You will build the knowledge and skills you acquired during your residency, specifically focusing on diagnosing, treating, and managing cerebrovascular and skull base diseases.

You will actively participate in surgeries involving a wide range of cerebrovascular conditions, including both extracranial and intracranial vascular diseases and abnormalities, as well as skull base pathologies. You'll also gain experience in managing complex intra-axial tumors and providing critical care for patients undergoing neurosurgical procedures.

With protected research time, you’ll engage in research related to clinical, anatomical, and neuroscience aspects, which is an integral part of your educational experience.

Clinical training

The training for Mayo Clinic’s Neurointerventional Surgery Fellowship consists of 12-24 months of clinical training, complemented by didactic and research experience.

Rotation schedule

The fellowship is a two-year fellowship with exposure to cranial base and vascular neurosurgery. To best integrate clinical care, procedural skills, and research skills, the following schedule will be followed:

  • Clinic: One day per week
  • Operating room: Two days per week
  • Interventional suite: One day per week
  • Research and administrative time: One day per week

PGY-8 post-graduate fellowship

Rotation Length
Endovascular 10 months
Research 2 months

PGY-9 post-graduate fellowship

Rotation Length
Endovascular 10 months
Research 2 months

Rotation description

A minimum of 24 months of training will be spent in a clinical neurointerventional experience under the mentorship of faculty. This period will provide you with an organized comprehensive and supervised education experience in the field of neurointerventional endovascular surgery. This will include a holistic integrative approach to patient care, diagnostic modalities, the performance of surgical procedures, and the integration of non-operative and surgical therapies into clinical patient management.

Call frequency

The fellow will take Q2 call with no in-house call.

Research training

The wealth of surgical material at Mayo Clinic offers abundant opportunities for research projects. Mayo Clinic researchers collaborate with large active clinical and research groups in several subspecialty areas.

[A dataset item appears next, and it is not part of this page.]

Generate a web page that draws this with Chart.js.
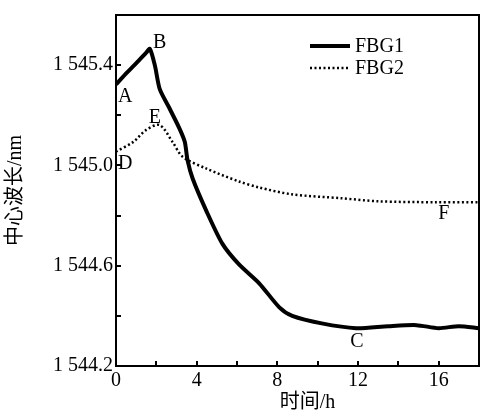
<!DOCTYPE html>
<html><head><meta charset="utf-8">
<script src="https://cdn.jsdelivr.net/npm/chart.js@4.4.0/dist/chart.umd.min.js"></script>
<style>html,body{margin:0;padding:0;background:#fff}</style>
</head><body>
<canvas id="c" width="480" height="412"></canvas>
<script>
// ---- data ----
const seriesNames = ['FBG1', 'FBG2'];
const fbg1Time  = [0, 0.54, 1.03, 1.5, 1.68, 1.93, 2.17, 2.67, 3.16, 3.41, 3.55, 3.8, 4.49, 5.28, 6.1, 7.1, 8.1, 8.74, 10.2, 11.9, 13.5, 14.9, 16, 17, 18];
const fbg1Value = [1545.323, 1545.37, 1545.41, 1545.45, 1545.465, 1545.398, 1545.304, 1545.225, 1545.145, 1545.094, 1545.02, 1544.948, 1544.817, 1544.687, 1544.605, 1544.53, 1544.434, 1544.40, 1544.37, 1544.351, 1544.359, 1544.363, 1544.351, 1544.359, 1544.351];
const fbg2Time  = [0, 0.86, 1.5, 2.17, 2.8, 3.3, 4.49, 6.1, 7.1, 8.7, 11.2, 13.0, 15.9, 18];
const fbg2Value = [1545.055, 1545.094, 1545.142, 1545.161, 1545.094, 1545.035, 1544.987, 1544.936, 1544.912, 1544.885, 1544.869, 1544.857, 1544.853, 1544.853];
const xTicks = [0, 4, 8, 12, 16];
const xMinorTicks = [2, 6, 10, 14];
const yTicks = [1544.2, 1544.6, 1545.0, 1545.4];
const yTickLabels = ['1 544.2', '1 544.6', '1 545.0', '1 545.4'];
const yMinorTicks = [1544.4, 1544.8, 1545.2];
const pointLabels = ['A', 'B', 'C', 'D', 'E', 'F'];
const pointLabelTime = [0.1, 2.17, 11.95, 0.1, 1.93, 16.25];
const pointLabelValue = [1545.272, 1545.489, 1544.296, 1545.007, 1545.19, 1544.806];
const xTitle = '时间/h';
const yTitle = '中心波长/nm';

const FONT = '"Liberation Serif", "Noto Sans CJK SC", serif';

const toPts = (xs, ys) => xs.map((x, i) => ({x, y: ys[i]}));

const decor = {
  id: 'decor',
  afterDatasetsDraw(chart) {
    const {ctx, chartArea: a, scales: {x, y}} = chart;
    ctx.save();
    ctx.strokeStyle = '#000';
    ctx.lineWidth = 2;
    ctx.strokeRect(a.left, a.top, a.right - a.left, a.bottom - a.top);
    const tl = 5;
    ctx.beginPath();
    xTicks.concat(xMinorTicks).forEach(v => {
      const px = Math.round(x.getPixelForValue(v));
      ctx.moveTo(px, a.bottom); ctx.lineTo(px, a.bottom - tl);
    });
    yTicks.concat(yMinorTicks).forEach(v => {
      const py = Math.round(y.getPixelForValue(v));
      ctx.moveTo(a.left, py); ctx.lineTo(a.left + tl, py);
    });
    ctx.stroke();
    // point labels
    ctx.fillStyle = '#000';
    ctx.font = '20px ' + FONT;
    ctx.textBaseline = 'middle';
    pointLabels.forEach((t, i) => {
      ctx.textAlign = (t === 'A' || t === 'D') ? 'left' : 'center';
      ctx.fillText(t, x.getPixelForValue(pointLabelTime[i]), y.getPixelForValue(pointLabelValue[i]));
    });
    // x axis title
    ctx.textAlign = 'center';
    ctx.fillText(xTitle, (a.left + a.right) / 2 + 10, a.bottom + 37);
    // legend
    const lx0 = 310, lx1 = 350;
    const rows = [46, 68];
    chart.data.datasets.forEach((ds, i) => {
      ctx.beginPath();
      ctx.lineWidth = ds.borderWidth;
      ctx.setLineDash(ds.borderDash || []);
      ctx.moveTo(lx0, rows[i]); ctx.lineTo(lx1, rows[i]);
      ctx.stroke();
      ctx.setLineDash([]);
      ctx.textAlign = 'left';
      ctx.fillText(ds.label, 355, rows[i] + 1);
    });
    ctx.restore();
  }
};

new Chart(document.getElementById('c'), {
  type: 'line',
  data: {
    datasets: [
      { label: seriesNames[0], data: toPts(fbg1Time, fbg1Value), borderColor: '#000', borderWidth: 4, pointRadius: 0, tension: 0.25, fill: false },
      { label: seriesNames[1], data: toPts(fbg2Time, fbg2Value), borderColor: '#000', borderWidth: 2.5, borderDash: [2, 2.5], pointRadius: 0, tension: 0.3, fill: false }
    ]
  },
  options: {
    responsive: false,
    animation: false,
    layout: { padding: { top: 12, right: 1, left: 0, bottom: 0 } },
    plugins: { legend: { display: false }, tooltip: { enabled: false } },
    scales: {
      x: {
        type: 'linear', min: 0, max: 18,
        grid: { display: false, drawTicks: false },
        border: { display: false },
        afterBuildTicks: s => { s.ticks = xTicks.map(v => ({value: v})); },
        afterFit: s => { s.height = 46; },
        ticks: { color: '#000', font: { family: FONT, size: 20 }, padding: 3, maxRotation: 0, autoSkip: false, callback: v => String(v) },
        title: { display: false, text: xTitle }
      },
      y: {
        type: 'linear', min: 1544.2, max: 1545.6,
        grid: { display: false, drawTicks: false },
        border: { display: false },
        afterBuildTicks: s => { s.ticks = yTicks.map(v => ({value: v})); },
        afterFit: s => { s.width = 116; },
        ticks: { color: '#000', font: { family: FONT, size: 20 }, padding: 3, autoSkip: false,
          callback: (v) => { const i = yTicks.findIndex(t => Math.abs(t - v) < 1e-6); return i >= 0 ? yTickLabels[i] : ''; } },
        title: { display: true, text: yTitle, color: '#000', font: { family: FONT, size: 20, lineHeight: 1 }, padding: { top: 6, bottom: 0 } }
      }
    }
  },
  plugins: [decor]
});
</script>
</body></html>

Cerebrovascular and Skull Base fellows are required to invest time in research and professional articles. When assigned to research, you will:

  • Present research findings at interdepartmental and interdisciplinary conferences.
  • Contribute to the education of medical students, residents, and other health care providers.


The fellowship program has regular dedicated teaching conferences. Participation in conferences of other affiliated disciplines such as ENT skull base, neuro-oncology (brain tumors), and vascular neurology conferences is expected.

You will participate in all standing neurosurgery conferences including M&M, case reviews, and vascular and cranial base conferences. You also participate in neuroscience grand rounds and neuroscience MERIT conferences. 

Teaching opportunities

Opportunities are available to teach rotating residents and medical students.

Case log

The fellowship program director will maintain accurate case logs of all neurointerventional surgery cases operated annually within the institution and the subspecialty experience of the fellow. 

You will maintain an accurate prospective case log of your operative cases throughout the fellowship which documents all operative cases and the level of responsibility in the case (assistant versus primary surgeon).

Clinical experience and education

Clinical experience and education and work conditions for subspecialty fellows will be consistent with ACGME institutional and program requirements for residency training in neurological surgery.


To ensure you acquire adequate knowledge and develop the appropriate technical skills to meet program expectations, performance is monitored during the Neurointerventional Surgery Fellowship. You are formally evaluated by supervising faculty members after each clinical rotation and meet with the program director on a semi-annual basis to review your performance. In addition, you regularly evaluate the faculty to confirm that your education needs are being met.